SUBJECTS: Budget, Income support measures, foreign aid

 INTRO: Well, there are just over 24 hours to go until Treasurer Wayne Swan gets to his feet to deliver this year’s Federal Budget. But amid the cuts and tough decisions the Government says there’ll be a strong focus on protecting jobs. And for more, we’re joined by Employment Minister Bill Shorten.

HOST: Minister, good afternoon. Thank you for joining us.

 BILL SHORTEN: Good afternoon.

 HOST: Now final preparations have been underway today, what’s in store tomorrow night?

 BILL SHORTEN: Well the focus, as you said, is about jobs. It’s tough times globally in terms of the world economy, but the Australian record, we’re doing quite well compared to the rest of the world. So, tomorrow night’s Budget will be about promoting jobs.

 We’ve seen 960,000 jobs created while Labor’s been in, inflation’s down and interest rates are at a historically low level. But it’s about jobs and growth with a dash of fairness—that’s why we’re going to spend so much effort to try and clear space in the Budget in the future so that we can look after people with disabilities and their carers properly, and we can make sure that our kids get the best possible education in our primary and secondary system.

 HOST: Now we know there’s some good news for Australians receiving unemployment benefits. Can you give us a little bit more detail on that?

 BILL SHORTEN: Sure. The big challenge if you want to get out of poverty is to be able to find a job. What this Government’s doing is we recognise that it’s important that people be able to make ends meet. So we’re lifting the level at which people can earn some income and still get their Newstart Allowance; so that’s good.

 We’re also providing extra support in the way of some extra money for education, and this is on top of what we’re doing with child care. So, if you’re someone who’s unemployed, perhaps you’ve got family responsibilities, what we’re doing tomorrow night will be making sure that you can earn a little bit more money before you start to lose your Newstart Allowance. So that’s a bit of an incentive to find a job; making sure you’re getting some extra money to help you train or retrain, and there is of course already existing support so if you need to find your child some childcare whilst you’re working or looking for work that should be easier too.

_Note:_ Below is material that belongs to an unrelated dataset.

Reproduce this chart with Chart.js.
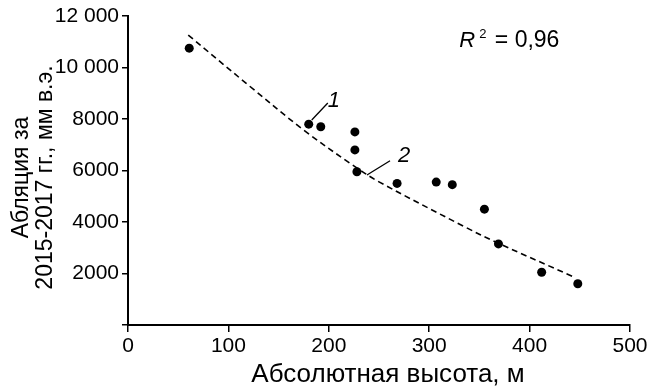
<!DOCTYPE html>
<html>
<head>
<meta charset="utf-8">
<script src="https://cdn.jsdelivr.net/npm/chart.js@4.4.1/dist/chart.umd.min.js"></script>
<style>
  html, body { margin: 0; padding: 0; background: #fff; }
  #wrap { width: 664px; height: 389px; }
</style>
</head>
<body>
<div id="wrap"><canvas id="ablationChart" width="664" height="389"></canvas></div>
<script>
// measured points: altitude (m) vs ablation 2015-2017 (mm w.e.)
const altitude = [61, 180, 192, 226, 226, 228, 268, 307, 323, 355, 369, 412, 448];
const ablation = [10750, 7800, 7700, 7500, 6800, 5950, 5500, 5550, 5450, 4500, 3150, 2050, 1600];

// dashed trend curve
const trendAltitude = [60, 121, 175, 226, 250, 335, 368, 445];
const trendAblation = [11260, 9280, 7570, 6150, 5560, 3820, 3190, 1850];

const xTicks = [0, 100, 200, 300, 400, 500];
const xTickLabels = ['0', '100', '200', '300', '400', '500'];
const yTicks = [0, 2000, 4000, 6000, 8000, 10000, 12000];
const yTickLabels = ['', '2000', '4000', '6000', '8000', '10 000', '12 000'];

const xTitle = 'Абсолютная высота, м';
const yTitle = ['Абляция за', '2015-2017 гг., мм в.э.'];

const FONT = "'Liberation Sans', Arial, sans-serif";

// label anchors in data units
const notes = [
  { text: '1', at: [205, 8466], from: [183, 7961], to: [199, 8621] },
  { text: '2', at: [275, 6342], from: [238, 5825], to: [261, 6380] }
];
const r2At = [330, 10808];

const annotate = {
  id: 'annotate',
  afterDatasetsDraw(chart) {
    const ctx = chart.ctx;
    const x = chart.scales.x, y = chart.scales.y;
    ctx.save();
    ctx.fillStyle = '#000';
    ctx.strokeStyle = '#000';
    ctx.lineWidth = 1.3;
    notes.forEach(n => {
      ctx.beginPath();
      ctx.moveTo(x.getPixelForValue(n.from[0]), y.getPixelForValue(n.from[1]));
      ctx.lineTo(x.getPixelForValue(n.to[0]), y.getPixelForValue(n.to[1]));
      ctx.stroke();
      ctx.font = 'italic 22px ' + FONT;
      ctx.textAlign = 'center';
      ctx.textBaseline = 'alphabetic';
      ctx.fillText(n.text, x.getPixelForValue(n.at[0]), y.getPixelForValue(n.at[1]));
    });

    // R^2 = 0,96
    let px = x.getPixelForValue(r2At[0]);
    const py = y.getPixelForValue(r2At[1]);
    ctx.textAlign = 'left';
    ctx.font = 'italic 22px ' + FONT;
    ctx.fillText('R', px, py);
    px += ctx.measureText('R').width + 4;
    ctx.font = '13px ' + FONT;
    ctx.fillText('2', px, py - 9);
    px += ctx.measureText('2').width + 2;
    ctx.font = '23px ' + FONT;
    ctx.fillText(' = 0,96', px, py);

    // axis titles
    const area = chart.chartArea;
    ctx.font = '26px ' + FONT;
    ctx.textAlign = 'center';
    ctx.fillText(xTitle, (area.left + area.right) / 2 + 9, 382);
    ctx.save();
    ctx.translate(0, (area.top + area.bottom) / 2 + 7);
    ctx.rotate(-Math.PI / 2);
    ctx.font = '23px ' + FONT;
    ctx.textBaseline = 'middle';
    ctx.fillText(yTitle[0], 0, 22);
    ctx.fillText(yTitle[1], 0, 46);
    ctx.restore();
    ctx.restore();
  }
};

const ctx = document.getElementById('ablationChart').getContext('2d');
new Chart(ctx, {
  type: 'scatter',
  data: {
    datasets: [
      {
        label: 'points',
        data: altitude.map((a, i) => ({ x: a, y: ablation[i] })),
        backgroundColor: '#000',
        borderColor: '#000',
        pointRadius: 4.5,
        pointBorderWidth: 0
      },
      {
        label: 'trend',
        data: trendAltitude.map((a, i) => ({ x: a, y: trendAblation[i] })),
        showLine: true,
        borderColor: '#000',
        borderWidth: 1.6,
        borderDash: [6, 4],
        pointRadius: 0,
        tension: 0.35,
        fill: false
      }
    ]
  },
  options: {
    responsive: false,
    animation: false,
    devicePixelRatio: 1,
    layout: { padding: { top: 16, right: 34, left: 0, bottom: 0 } },
    plugins: { legend: { display: false }, tooltip: { enabled: false } },
    scales: {
      x: {
        type: 'linear', min: 0, max: 500,
        afterBuildTicks: s => { s.ticks = xTicks.map(v => ({ value: v })); },
        afterFit: s => { s.height = 64; },
        border: { display: true, color: '#000', width: 2 },
        grid: { drawOnChartArea: false, color: '#000', lineWidth: 1.5, tickLength: 7 },
        ticks: {
          color: '#000', padding: 2, maxRotation: 0,
          font: { family: FONT, size: 21 },
          callback: (v, i) => xTickLabels[i]
        }
      },
      y: {
        type: 'linear', min: 0, max: 12000,
        afterBuildTicks: s => { s.ticks = yTicks.map(v => ({ value: v })); },
        afterFit: s => { s.width = 128; },
        border: { display: true, color: '#000', width: 2 },
        grid: { drawOnChartArea: false, color: '#000', lineWidth: 1.5, tickLength: 6 },
        ticks: {
          color: '#000', padding: 3,
          font: { family: FONT, size: 21 },
          callback: (v, i) => yTickLabels[i]
        }
      }
    }
  },
  plugins: [annotate]
});
</script>
</body>
</html>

 HOST: Minister, just on another issue, Foreign Minister Bob Carr revealed today that extra spending on foreign aid will be delayed by another year. Now it hasn’t been too well received by international aid agencies, what’s behind that decision?

 BILL SHORTEN: Well, the fact of the matter is that revenues are down for the Government in terms of corporate profit, so if there’s less money coming into the Government then there’s priorities and decisions that have to be taken. I can tell people that we’re still increasing our support for foreign aid but everyone has to tighten their belts a little bit and it’s an important priority we think that we’re looking after our schools, looking after jobs, looking after people with disabilities in Australia. But we’re still doing better than the rest of the world. Australians don’t need to lower their guard at all here. Australia is increasing our support to our region and a lot of other countries in the world have just declined. So we’re getting the balance right and if it takes a bit longer to do these things I think that’s sensible.

 HOST: Alright, Minister Bill Shorten we will have to leave it there, thank you for your time this afternoon, appreciate it.

 BILL SHORTEN: Thanks. Have a nice afternoon.